Hedging costs for the renminbi have stabilized as more market participants provide depth to the offshore deliverable forward market. In 2024, many firms feared the volatility of the yuan made it too risky for long-term contracts. By 2026, the proliferation of yuan-denominated commodity contracts, specifically in the oil and lithium markets, has provided the necessary price discovery to mitigate those fears. A commodities trader in the Middle East can now price a cargo in RMB and find a dozen banks willing to hedge that exposure at rates competitive with the Euro or Yen. The market has matured beyond its experimental phase into a functional, professionalized alternative.
The Digital Yuan and mBridge Integration
Technological advancement is accelerating this migration through the mBridge project, a multi-central bank digital currency platform. This system allows for atomic settlement, where the transfer of the asset and the payment happen simultaneously without any intermediary. By March 2026, the integration of the e-CNY with the digital currencies of several Gulf states has eliminated the need for the traditional banking system in specific energy trades. A transaction that used to take three days and cost 3 percent in aggregate fees now happens in seconds for a fraction of a basis point. Technology is effectively de-linking trade from the traditional geopolitics of finance.
It is a mistake to measure the success of the renminbi by looking for the total collapse of the dollar. The dollar remains the preferred asset for long-term savings and deep capital markets. But its role as the global transaction currency is under heavy pressure. If 30 percent of global trade migrates to the RMB, the Federal Reserve loses a significant portion of its ability to export inflation and monitor global capital flows. The systemic importance of the dollar is tied to its ubiquity in the mundane, day-to-day settlements of global firms. When that ubiquity fades, the structural advantages of the US financial system begin to narrow.
Such a shift forces a re-evaluation of how global liquidity is managed by central banks.
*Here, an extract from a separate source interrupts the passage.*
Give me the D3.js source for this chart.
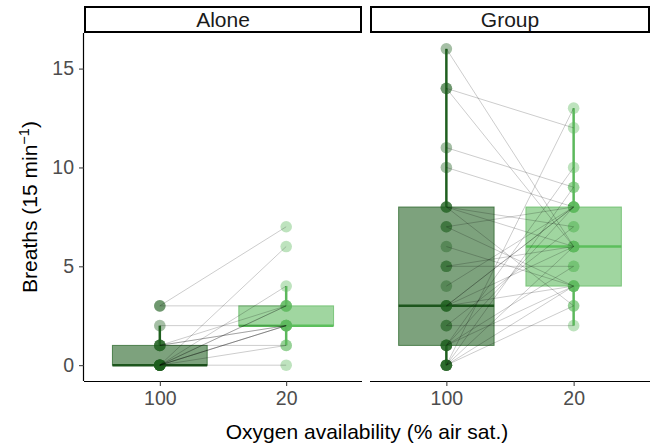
<!DOCTYPE html>
<html>
<head>
<meta charset="utf-8">
<script src="https://cdn.jsdelivr.net/npm/d3@7"></script>
<style>
  body { margin: 0; background: #fff; }
  text { font-family: "Liberation Sans", Arial, sans-serif; }
</style>
</head>
<body>
<svg id="chart" width="651" height="443"></svg>
<script>
(function () {
    // data: paired values, same index = same individual
    const conditions = ["100", "20"];
    const facets = ["Alone", "Group"];
    const alone100 = [0, 0, 0, 0, 0, 0, 0, 0, 0, 1, 1, 1, 1, 2, 3, 3];
    const alone20  = [0, 1, 2, 2, 2, 3, 3, 4, 6, 1, 2, 3, 2, 2, 7, 3];
    const group100 = [0, 0, 0, 0, 0, 1, 1, 1, 1, 2, 2, 3, 3, 3, 3, 4, 5, 5, 6, 7, 7, 8, 8, 8, 10, 11, 14, 14, 16];
    const group20  = [13, 9, 6, 4, 3, 10, 8, 5, 4, 7, 2, 8, 6, 4, 8, 8, 6, 5, 4, 8, 4, 6, 7, 3, 8, 9, 12, 6, 6];
    const yTicks = [0, 5, 10, 15];

    const colours = { "100": "#1f5f1f", "20": "#5cb85c" };
    const medians = { "100": "#1d561d", "20": "#5cbf5c" };

    const panels = [
        { name: facets[0], x0: 84, x1: 362, series: { "100": alone100, "20": alone20 } },
        { name: facets[1], x0: 370, x1: 650, series: { "100": group100, "20": group20 } }
    ];

    const top = 33, bottom = 381;
    const svg = d3.select("#chart");

    const y = d3.scaleLinear().domain([-0.8, 16.8]).range([bottom, top]);

    function boxStats(vals) {
        const s = vals.slice().sort(d3.ascending);
        const q1 = d3.quantile(s, 0.25), med = d3.quantile(s, 0.5), q3 = d3.quantile(s, 0.75);
        const iqr = q3 - q1;
        const lo = d3.min(s.filter(v => v >= q1 - 1.5 * iqr));
        const hi = d3.max(s.filter(v => v <= q3 + 1.5 * iqr));
        return { q1, med, q3, lo, hi };
    }

    panels.forEach((p, pi) => {
        const x = d3.scalePoint().domain(conditions).range([p.x0, p.x1]).padding(0.6);
        const bw = x.step() * 0.75;
        const g = svg.append("g");

        // strip
        g.append("rect")
            .attr("x", p.x0 + 1).attr("y", 7)
            .attr("width", p.x1 - p.x0 - 2).attr("height", 25)
            .attr("fill", "white").attr("stroke", "black").attr("stroke-width", 2);
        g.append("text")
            .attr("x", (p.x0 + p.x1) / 2).attr("y", 27)
            .attr("text-anchor", "middle").attr("font-size", 21).attr("fill", "#1a1a1a")
            .text(p.name);

        // boxplots
        conditions.forEach(c => {
            const st = boxStats(p.series[c]);
            const cx = x(c);
            g.append("line")
                .attr("x1", cx).attr("x2", cx)
                .attr("y1", y(st.hi)).attr("y2", y(st.q3))
                .attr("stroke", colours[c]).attr("stroke-width", 2.5);
            g.append("line")
                .attr("x1", cx).attr("x2", cx)
                .attr("y1", y(st.q1)).attr("y2", y(st.lo))
                .attr("stroke", colours[c]).attr("stroke-width", 2.5);
            g.append("rect")
                .attr("x", cx - bw / 2).attr("width", bw)
                .attr("y", y(st.q3)).attr("height", y(st.q1) - y(st.q3))
                .attr("fill", colours[c]).attr("fill-opacity", 0.58)
                .attr("stroke", colours[c]).attr("stroke-opacity", 0.7).attr("stroke-width", 1);
            g.append("line")
                .attr("x1", cx - bw / 2).attr("x2", cx + bw / 2)
                .attr("y1", y(st.med)).attr("y2", y(st.med))
                .attr("stroke", medians[c]).attr("stroke-width", 2.5);
        });

        // points
        conditions.forEach(c => {
            g.append("g").selectAll("circle")
                .data(p.series[c])
                .join("circle")
                .attr("cx", x(c))
                .attr("cy", d => y(d))
                .attr("r", 5.8)
                .attr("fill", colours[c])
                .attr("fill-opacity", 0.4);
        });

        // paired lines
        const pairs = p.series["100"].map((v, i) => [v, p.series["20"][i]]);
        g.append("g").selectAll("line")
            .data(pairs)
            .join("line")
            .attr("x1", x("100")).attr("y1", d => y(d[0]))
            .attr("x2", x("20")).attr("y2", d => y(d[1]))
            .attr("stroke", "black").attr("stroke-opacity", 0.2).attr("stroke-width", 1);

        // x axis
        const xAxis = g.append("g").attr("transform", `translate(0,${bottom})`)
            .call(d3.axisBottom(x).tickSize(5).tickPadding(5));
        xAxis.select(".domain").attr("d", `M${p.x0},0.5H${p.x1}`).attr("stroke", "black").attr("stroke-width", 1.2);
        xAxis.selectAll(".tick line").attr("stroke", "#333");
        xAxis.selectAll(".tick text").attr("font-size", 19.5).attr("fill", "#4d4d4d")
            .style("font-family", "'Liberation Sans', Arial, sans-serif");

        if (pi === 0) {
            const yAxis = g.append("g").attr("transform", `translate(${p.x0},0)`)
                .call(d3.axisLeft(y).tickValues(yTicks).tickSize(5).tickPadding(5));
            yAxis.select(".domain").attr("d", `M-0.5,${top}V${bottom}`).attr("stroke", "black").attr("stroke-width", 1.2);
            yAxis.selectAll(".tick line").attr("stroke", "#333");
            yAxis.selectAll(".tick text").attr("font-size", 19.5).attr("fill", "#4d4d4d")
                .style("font-family", "'Liberation Sans', Arial, sans-serif");
        }
    });

    // axis titles
    svg.append("text")
        .attr("x", (panels[0].x0 + panels[1].x1) / 2).attr("y", 439)
        .attr("text-anchor", "middle").attr("font-size", 21).attr("fill", "black")
        .text("Oxygen availability (% air sat.)");

    const yt = svg.append("text")
        .attr("transform", `translate(37,${(top + bottom) / 2}) rotate(-90)`)
        .attr("text-anchor", "middle").attr("font-size", 21).attr("fill", "black");
    yt.append("tspan").text("Breaths (15 min");
    yt.append("tspan").attr("dy", -8).attr("font-size", 14.5).text("\u22121");
    yt.append("tspan").attr("dy", 8).text(")");
})();
</script>
</body>
</html>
The era of the 'one-size-fits-all' dollar global economy is giving way to a multi-currency reality where regional hubs dictate their own terms. Central banks in the Middle East and Asia are already increasing the renminbi's share of their foreign exchange reserves, not because they expect it to replace the dollar entirely, but because they need to match their reserves with their trade obligations. If you owe your suppliers yuan, it makes no sense to hold all your assets in dollars. This move toward 'currency matching' is a logical evolution of risk management that has profound implications for US Treasury demand. Foreign appetite for US debt is no longer a guaranteed constant of the international system.
The Elite Tribune Perspective
Imagine a world where the dollar still sits on the throne but the kingdom it rules has shrunk to a third of its original size. That is the future Beijing is carefully crafting, and Western policymakers seem largely oblivious to the tactical brilliance of the move. While Washington focuses on the high-drama of sanctions and trade wars, China is winning the boring war of transaction fees and clearing speeds. They are making the dollar irrelevant by making it expensive. It is a classic insurgent strategy: do not attack the fortress where it is strongest; simply build a more convenient road that bypasses the fortress entirely. The danger for the United States is not that the renminbi is 'better' in some moral or democratic sense, but that for a treasurer in Dubai or Sao Paulo, it is simply more logical. We have spent decades weaponizing our currency, forgetting that the primary value of a currency is its utility. Once you remove utility through sanctions and high costs, you remove the reason for the world to tolerate your hegemony. The Elite Tribune views this not as a sudden collapse, but as a slow, inevitable commercial divorce that the West is currently losing because it refuses to compete on efficiency. How many basis points of profit is the average American willing to sacrifice to maintain the illusion of a dollar-only world?